● Brief:
Data follows below. Repeat exactly the lines between the line holding "Rebuild this chart" and the line holding "const hp2Max = 1232;", inclusive, and nothing more; drop pictures.

● Records for processing:
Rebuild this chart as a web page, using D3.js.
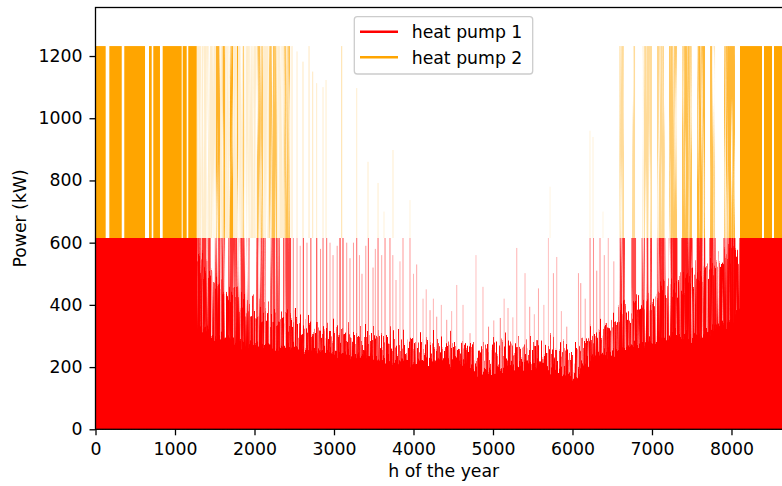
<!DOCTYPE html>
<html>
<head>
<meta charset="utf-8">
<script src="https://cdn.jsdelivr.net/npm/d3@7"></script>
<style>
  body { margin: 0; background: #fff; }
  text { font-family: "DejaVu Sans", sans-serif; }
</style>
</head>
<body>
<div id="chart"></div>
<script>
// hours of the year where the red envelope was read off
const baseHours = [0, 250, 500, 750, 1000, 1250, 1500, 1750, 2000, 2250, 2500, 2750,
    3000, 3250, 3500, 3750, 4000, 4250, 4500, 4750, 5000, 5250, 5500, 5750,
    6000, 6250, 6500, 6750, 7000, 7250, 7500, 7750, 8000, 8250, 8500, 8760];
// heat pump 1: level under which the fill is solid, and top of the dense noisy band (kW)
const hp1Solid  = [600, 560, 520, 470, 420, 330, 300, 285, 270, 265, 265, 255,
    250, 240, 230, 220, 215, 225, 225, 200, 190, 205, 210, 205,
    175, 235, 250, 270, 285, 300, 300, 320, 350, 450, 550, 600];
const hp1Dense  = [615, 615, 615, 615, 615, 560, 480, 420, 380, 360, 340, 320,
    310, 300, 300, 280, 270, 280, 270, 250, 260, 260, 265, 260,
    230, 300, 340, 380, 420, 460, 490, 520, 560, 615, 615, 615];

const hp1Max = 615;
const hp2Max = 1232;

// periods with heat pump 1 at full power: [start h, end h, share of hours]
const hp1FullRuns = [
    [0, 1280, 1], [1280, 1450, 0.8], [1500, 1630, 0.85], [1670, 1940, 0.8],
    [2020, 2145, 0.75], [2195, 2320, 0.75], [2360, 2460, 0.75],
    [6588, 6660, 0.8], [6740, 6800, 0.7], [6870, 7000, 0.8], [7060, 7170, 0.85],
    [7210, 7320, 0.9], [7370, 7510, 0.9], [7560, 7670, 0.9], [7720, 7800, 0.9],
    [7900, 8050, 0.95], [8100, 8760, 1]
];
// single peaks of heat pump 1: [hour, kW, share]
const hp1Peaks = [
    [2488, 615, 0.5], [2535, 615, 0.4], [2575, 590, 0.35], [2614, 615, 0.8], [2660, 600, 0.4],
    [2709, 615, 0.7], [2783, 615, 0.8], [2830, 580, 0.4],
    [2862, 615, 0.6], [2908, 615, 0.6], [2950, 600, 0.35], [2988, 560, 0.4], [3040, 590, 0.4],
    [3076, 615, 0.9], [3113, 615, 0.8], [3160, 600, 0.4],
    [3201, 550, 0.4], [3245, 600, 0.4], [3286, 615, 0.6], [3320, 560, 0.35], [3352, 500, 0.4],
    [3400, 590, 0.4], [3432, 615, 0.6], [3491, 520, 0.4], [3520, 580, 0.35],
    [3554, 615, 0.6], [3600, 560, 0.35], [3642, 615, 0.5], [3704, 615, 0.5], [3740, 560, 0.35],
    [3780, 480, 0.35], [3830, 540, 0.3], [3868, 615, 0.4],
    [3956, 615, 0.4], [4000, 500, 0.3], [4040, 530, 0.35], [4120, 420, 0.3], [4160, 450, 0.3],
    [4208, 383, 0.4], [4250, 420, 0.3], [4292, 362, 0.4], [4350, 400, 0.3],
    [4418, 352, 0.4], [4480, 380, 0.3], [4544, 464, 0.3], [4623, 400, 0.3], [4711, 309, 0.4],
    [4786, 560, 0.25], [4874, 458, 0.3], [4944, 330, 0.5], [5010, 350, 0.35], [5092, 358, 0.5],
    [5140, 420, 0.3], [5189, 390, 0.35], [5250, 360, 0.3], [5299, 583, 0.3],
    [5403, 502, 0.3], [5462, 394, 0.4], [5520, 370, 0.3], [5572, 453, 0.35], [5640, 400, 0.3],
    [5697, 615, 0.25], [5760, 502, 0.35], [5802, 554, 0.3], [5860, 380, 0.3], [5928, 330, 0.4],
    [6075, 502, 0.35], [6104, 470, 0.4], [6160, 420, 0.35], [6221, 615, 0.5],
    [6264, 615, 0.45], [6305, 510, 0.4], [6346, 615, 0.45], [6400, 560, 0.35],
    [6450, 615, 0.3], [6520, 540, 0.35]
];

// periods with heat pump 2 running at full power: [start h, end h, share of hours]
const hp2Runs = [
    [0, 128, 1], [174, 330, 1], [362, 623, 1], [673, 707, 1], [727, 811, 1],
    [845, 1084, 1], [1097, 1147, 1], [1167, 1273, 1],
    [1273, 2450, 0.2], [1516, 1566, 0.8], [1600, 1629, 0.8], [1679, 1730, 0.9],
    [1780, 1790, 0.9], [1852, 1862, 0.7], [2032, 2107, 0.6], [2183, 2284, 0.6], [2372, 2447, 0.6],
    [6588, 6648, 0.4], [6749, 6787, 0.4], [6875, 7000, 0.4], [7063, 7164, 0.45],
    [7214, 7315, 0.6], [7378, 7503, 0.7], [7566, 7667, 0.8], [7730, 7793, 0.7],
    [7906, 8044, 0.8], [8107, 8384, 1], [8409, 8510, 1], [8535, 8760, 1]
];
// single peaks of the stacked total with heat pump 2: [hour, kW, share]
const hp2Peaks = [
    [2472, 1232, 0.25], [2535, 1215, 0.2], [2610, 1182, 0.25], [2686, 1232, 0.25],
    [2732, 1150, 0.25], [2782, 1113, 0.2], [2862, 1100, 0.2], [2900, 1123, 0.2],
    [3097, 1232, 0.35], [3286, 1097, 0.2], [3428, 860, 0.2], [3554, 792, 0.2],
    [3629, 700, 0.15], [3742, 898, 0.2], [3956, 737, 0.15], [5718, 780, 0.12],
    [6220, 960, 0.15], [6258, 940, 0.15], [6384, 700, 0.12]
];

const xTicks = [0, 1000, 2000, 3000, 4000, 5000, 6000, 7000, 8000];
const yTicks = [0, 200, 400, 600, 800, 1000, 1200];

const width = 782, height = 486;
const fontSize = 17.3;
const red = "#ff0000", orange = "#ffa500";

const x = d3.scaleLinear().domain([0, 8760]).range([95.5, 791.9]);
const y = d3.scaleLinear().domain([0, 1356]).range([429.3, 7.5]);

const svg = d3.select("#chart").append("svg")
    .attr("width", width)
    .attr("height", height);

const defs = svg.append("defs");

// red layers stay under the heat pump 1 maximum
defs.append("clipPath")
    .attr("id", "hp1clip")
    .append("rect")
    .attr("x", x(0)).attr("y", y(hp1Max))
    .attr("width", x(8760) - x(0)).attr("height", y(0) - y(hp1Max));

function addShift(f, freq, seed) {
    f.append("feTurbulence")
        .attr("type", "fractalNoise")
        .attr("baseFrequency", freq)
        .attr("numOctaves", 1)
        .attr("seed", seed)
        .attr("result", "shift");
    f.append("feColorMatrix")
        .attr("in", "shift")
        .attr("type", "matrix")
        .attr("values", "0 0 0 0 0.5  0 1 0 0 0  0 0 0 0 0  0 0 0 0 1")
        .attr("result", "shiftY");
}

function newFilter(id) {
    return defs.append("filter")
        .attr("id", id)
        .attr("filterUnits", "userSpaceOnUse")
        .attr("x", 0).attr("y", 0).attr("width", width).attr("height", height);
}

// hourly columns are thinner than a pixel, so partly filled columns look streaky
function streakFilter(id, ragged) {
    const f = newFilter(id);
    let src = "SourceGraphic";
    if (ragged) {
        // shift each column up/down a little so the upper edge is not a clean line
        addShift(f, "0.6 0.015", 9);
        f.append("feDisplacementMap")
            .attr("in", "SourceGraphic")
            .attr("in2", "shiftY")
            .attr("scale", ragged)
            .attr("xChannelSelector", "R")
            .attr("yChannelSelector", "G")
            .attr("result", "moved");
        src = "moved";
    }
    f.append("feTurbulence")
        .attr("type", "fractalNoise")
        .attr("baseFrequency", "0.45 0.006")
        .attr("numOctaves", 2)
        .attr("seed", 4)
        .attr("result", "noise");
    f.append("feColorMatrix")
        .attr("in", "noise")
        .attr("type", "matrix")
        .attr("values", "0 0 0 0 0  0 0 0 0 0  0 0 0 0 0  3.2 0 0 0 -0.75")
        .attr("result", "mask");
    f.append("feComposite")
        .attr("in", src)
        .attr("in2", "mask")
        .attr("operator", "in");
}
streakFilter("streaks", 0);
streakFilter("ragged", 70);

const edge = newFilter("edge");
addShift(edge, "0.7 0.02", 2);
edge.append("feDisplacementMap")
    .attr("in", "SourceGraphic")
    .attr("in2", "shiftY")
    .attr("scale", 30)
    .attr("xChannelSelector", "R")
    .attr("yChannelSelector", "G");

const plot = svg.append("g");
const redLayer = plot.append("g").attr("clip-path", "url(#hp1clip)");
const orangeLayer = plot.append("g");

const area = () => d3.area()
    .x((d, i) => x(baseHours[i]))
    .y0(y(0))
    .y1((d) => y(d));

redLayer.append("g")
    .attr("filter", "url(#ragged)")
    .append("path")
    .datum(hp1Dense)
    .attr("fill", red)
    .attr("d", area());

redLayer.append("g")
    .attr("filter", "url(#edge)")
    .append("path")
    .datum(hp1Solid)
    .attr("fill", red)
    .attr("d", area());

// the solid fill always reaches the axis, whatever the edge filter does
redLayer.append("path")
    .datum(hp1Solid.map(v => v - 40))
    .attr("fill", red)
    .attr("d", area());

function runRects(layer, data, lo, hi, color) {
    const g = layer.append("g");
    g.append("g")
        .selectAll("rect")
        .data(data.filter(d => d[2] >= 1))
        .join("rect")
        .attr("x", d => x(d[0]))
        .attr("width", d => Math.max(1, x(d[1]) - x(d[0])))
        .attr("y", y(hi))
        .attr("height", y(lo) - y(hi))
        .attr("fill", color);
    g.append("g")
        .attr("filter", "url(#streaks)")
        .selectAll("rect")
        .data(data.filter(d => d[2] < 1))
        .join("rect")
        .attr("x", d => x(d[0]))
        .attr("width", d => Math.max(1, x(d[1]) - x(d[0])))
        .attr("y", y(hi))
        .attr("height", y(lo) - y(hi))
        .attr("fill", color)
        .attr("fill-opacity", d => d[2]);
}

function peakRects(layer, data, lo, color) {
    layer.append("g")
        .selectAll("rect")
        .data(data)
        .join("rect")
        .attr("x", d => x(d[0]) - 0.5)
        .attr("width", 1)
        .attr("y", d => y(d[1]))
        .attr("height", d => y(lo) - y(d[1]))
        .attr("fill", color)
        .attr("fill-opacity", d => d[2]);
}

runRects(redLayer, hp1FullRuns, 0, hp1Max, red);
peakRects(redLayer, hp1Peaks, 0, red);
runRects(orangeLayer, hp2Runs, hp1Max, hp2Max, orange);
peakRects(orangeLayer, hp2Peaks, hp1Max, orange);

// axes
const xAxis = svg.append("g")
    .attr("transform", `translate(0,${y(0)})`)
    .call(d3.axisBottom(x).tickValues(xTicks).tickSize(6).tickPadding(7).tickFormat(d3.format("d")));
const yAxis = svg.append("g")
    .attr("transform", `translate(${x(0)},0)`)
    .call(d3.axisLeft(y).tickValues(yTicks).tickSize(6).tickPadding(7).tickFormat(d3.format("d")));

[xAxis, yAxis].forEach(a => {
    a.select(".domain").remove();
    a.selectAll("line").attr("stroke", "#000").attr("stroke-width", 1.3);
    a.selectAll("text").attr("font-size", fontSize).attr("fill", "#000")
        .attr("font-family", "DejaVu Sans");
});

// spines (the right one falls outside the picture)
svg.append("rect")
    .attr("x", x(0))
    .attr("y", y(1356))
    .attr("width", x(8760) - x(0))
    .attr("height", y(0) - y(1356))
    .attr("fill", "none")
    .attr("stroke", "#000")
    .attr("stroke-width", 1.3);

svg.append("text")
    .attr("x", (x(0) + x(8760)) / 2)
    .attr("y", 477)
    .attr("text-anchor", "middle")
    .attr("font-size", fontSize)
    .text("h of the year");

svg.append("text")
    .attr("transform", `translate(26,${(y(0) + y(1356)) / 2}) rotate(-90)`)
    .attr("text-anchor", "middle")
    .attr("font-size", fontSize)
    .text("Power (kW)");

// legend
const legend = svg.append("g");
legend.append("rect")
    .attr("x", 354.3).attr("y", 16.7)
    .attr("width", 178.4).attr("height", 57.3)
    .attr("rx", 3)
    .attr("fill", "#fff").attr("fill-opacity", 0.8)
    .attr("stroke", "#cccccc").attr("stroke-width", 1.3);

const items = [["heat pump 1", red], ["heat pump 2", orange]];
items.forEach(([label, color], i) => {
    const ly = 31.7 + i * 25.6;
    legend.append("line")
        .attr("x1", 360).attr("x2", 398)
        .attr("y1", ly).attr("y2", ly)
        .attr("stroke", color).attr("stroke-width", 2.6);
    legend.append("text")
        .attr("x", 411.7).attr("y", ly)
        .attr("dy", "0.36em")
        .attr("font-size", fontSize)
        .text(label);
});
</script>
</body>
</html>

...

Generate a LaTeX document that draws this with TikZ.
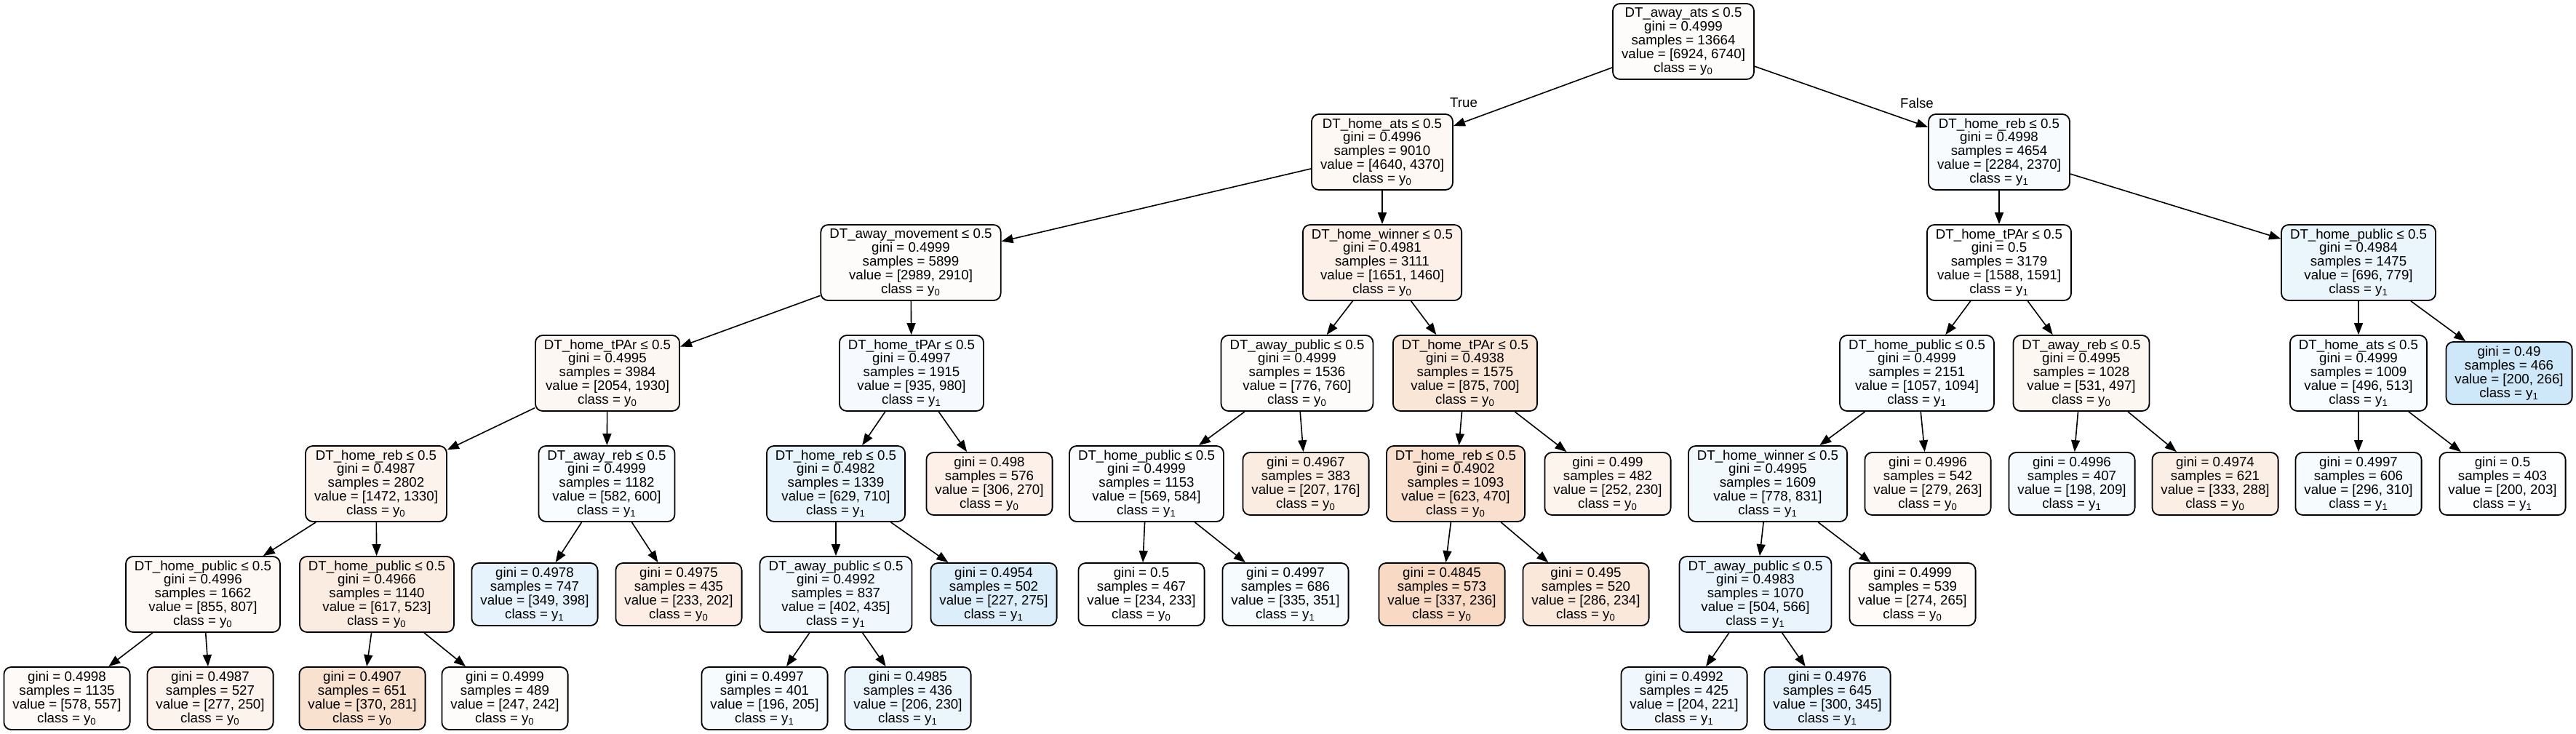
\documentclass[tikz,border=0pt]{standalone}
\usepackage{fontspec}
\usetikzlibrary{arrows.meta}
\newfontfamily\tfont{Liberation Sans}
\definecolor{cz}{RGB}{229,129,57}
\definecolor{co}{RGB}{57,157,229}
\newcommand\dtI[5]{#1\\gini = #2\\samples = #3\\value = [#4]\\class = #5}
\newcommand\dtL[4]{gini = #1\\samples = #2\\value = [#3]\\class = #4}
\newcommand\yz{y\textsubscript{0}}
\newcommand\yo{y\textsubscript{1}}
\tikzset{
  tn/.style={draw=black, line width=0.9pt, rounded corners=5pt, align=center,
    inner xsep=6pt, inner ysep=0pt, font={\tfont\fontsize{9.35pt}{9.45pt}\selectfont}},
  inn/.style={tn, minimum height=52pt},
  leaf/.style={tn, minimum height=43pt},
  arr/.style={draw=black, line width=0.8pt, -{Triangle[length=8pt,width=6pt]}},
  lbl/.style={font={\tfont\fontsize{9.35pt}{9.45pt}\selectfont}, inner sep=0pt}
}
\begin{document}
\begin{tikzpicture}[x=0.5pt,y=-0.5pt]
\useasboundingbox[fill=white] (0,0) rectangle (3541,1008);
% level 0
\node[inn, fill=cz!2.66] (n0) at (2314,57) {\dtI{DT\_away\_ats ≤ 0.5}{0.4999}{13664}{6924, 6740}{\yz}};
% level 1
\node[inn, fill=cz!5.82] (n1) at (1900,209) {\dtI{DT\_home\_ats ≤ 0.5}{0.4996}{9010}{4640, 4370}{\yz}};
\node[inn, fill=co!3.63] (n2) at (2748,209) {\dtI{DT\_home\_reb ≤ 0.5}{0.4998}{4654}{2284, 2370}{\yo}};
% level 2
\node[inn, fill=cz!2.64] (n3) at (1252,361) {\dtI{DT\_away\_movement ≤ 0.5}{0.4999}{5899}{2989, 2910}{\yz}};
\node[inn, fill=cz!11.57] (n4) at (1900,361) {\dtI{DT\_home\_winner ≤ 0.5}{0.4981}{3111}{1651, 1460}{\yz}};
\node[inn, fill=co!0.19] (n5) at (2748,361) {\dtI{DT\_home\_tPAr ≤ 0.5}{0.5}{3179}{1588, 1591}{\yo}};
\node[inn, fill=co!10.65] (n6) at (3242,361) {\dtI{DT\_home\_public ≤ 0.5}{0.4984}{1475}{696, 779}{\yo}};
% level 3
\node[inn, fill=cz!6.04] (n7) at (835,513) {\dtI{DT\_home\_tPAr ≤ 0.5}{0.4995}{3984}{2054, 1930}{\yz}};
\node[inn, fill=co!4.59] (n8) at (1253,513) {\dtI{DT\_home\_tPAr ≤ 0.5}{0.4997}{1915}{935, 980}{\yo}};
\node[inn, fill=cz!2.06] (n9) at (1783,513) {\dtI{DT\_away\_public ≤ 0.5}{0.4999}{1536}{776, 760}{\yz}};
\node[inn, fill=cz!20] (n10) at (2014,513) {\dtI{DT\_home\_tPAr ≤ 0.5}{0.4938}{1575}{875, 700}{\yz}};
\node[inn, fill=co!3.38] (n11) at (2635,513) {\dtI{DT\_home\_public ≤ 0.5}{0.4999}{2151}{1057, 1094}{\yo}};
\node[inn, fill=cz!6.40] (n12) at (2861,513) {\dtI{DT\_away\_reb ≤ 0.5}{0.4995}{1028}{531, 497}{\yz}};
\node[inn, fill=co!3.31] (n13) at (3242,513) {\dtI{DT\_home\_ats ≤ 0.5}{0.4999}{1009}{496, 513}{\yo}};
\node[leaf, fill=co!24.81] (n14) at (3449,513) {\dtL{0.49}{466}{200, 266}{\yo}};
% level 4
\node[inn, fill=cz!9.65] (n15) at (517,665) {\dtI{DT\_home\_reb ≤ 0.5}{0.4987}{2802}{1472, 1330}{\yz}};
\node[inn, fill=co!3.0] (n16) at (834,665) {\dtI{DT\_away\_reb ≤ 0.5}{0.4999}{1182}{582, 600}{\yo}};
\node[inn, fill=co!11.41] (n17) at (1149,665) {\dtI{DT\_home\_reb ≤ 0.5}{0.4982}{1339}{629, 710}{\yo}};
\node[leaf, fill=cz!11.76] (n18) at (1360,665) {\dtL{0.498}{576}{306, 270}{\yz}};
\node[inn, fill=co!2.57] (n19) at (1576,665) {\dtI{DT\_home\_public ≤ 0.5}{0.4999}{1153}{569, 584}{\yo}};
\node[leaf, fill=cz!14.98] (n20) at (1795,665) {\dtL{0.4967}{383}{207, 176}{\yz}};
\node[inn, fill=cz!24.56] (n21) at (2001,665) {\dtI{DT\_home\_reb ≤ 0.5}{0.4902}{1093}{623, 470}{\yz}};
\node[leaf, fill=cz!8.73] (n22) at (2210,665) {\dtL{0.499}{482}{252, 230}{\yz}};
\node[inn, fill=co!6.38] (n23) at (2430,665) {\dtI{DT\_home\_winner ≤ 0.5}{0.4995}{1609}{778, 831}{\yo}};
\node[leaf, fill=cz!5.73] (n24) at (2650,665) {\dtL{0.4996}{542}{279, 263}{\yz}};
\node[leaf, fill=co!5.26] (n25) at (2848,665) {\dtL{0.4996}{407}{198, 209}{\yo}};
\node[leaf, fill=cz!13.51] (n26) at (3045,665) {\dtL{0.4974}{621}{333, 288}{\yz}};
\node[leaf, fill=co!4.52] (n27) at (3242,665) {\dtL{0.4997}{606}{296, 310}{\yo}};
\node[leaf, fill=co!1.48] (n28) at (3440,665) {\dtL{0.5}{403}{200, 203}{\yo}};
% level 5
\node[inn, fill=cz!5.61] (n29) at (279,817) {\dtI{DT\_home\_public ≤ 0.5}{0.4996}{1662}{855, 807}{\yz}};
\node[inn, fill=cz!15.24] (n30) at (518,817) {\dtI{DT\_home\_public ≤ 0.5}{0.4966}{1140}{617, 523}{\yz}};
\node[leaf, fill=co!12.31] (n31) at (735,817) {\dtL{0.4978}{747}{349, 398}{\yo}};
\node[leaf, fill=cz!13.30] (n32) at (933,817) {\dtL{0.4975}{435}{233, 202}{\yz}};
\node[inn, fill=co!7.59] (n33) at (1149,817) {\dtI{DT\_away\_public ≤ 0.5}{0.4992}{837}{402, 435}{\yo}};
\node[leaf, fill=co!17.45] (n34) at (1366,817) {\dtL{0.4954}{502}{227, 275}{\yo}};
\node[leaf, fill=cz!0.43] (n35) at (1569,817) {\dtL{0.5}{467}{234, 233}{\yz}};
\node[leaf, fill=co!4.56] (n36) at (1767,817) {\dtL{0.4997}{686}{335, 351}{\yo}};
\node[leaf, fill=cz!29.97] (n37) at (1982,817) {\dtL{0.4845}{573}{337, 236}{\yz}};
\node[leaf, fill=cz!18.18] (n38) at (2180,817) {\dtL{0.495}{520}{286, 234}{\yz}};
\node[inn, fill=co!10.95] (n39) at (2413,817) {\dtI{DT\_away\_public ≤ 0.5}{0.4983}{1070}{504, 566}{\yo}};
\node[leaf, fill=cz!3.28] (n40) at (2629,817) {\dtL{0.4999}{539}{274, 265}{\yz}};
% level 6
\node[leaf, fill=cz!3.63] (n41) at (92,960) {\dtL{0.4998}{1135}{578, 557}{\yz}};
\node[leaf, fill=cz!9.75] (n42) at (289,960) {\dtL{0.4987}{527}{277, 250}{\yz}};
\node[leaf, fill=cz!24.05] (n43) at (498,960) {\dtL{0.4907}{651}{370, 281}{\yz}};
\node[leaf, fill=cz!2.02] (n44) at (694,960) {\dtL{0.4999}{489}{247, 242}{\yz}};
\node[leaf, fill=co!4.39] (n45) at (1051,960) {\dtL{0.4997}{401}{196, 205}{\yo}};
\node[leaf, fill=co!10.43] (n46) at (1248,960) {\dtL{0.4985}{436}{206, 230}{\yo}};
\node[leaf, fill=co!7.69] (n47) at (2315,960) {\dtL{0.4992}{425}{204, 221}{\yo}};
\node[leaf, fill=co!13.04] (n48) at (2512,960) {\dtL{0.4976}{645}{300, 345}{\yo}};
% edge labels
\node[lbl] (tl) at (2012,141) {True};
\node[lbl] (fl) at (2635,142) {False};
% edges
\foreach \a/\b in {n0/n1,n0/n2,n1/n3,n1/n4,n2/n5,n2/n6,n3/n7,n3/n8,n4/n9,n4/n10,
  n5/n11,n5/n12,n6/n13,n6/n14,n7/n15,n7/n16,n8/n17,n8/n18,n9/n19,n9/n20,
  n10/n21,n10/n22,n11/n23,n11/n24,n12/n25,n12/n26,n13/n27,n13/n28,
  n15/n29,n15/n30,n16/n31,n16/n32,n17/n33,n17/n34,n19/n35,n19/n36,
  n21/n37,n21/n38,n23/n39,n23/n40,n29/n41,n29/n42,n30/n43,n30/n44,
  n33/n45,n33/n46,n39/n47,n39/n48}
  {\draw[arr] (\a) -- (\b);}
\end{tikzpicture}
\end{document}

● Completed task:
Rebuild this chart as a web page, using D3.js.
<!DOCTYPE html>
<html>
<head>
<meta charset="utf-8">
<script src="https://cdn.jsdelivr.net/npm/d3@7"></script>
<style>
  body { margin: 0; background: #fff; }
  text { font-family: "DejaVu Sans", sans-serif; }
</style>
</head>
<body>
<div id="chart"></div>
<script>
// hours of the year where the red envelope was read off
const baseHours = [0, 250, 500, 750, 1000, 1250, 1500, 1750, 2000, 2250, 2500, 2750,
    3000, 3250, 3500, 3750, 4000, 4250, 4500, 4750, 5000, 5250, 5500, 5750,
    6000, 6250, 6500, 6750, 7000, 7250, 7500, 7750, 8000, 8250, 8500, 8760];
// heat pump 1: level under which the fill is solid, and top of the dense noisy band (kW)
const hp1Solid  = [600, 560, 520, 470, 420, 330, 300, 285, 270, 265, 265, 255,
    250, 240, 230, 220, 215, 225, 225, 200, 190, 205, 210, 205,
    175, 235, 250, 270, 285, 300, 300, 320, 350, 450, 550, 600];
const hp1Dense  = [615, 615, 615, 615, 615, 560, 480, 420, 380, 360, 340, 320,
    310, 300, 300, 280, 270, 280, 270, 250, 260, 260, 265, 260,
    230, 300, 340, 380, 420, 460, 490, 520, 560, 615, 615, 615];

const hp1Max = 615;
const hp2Max = 1232;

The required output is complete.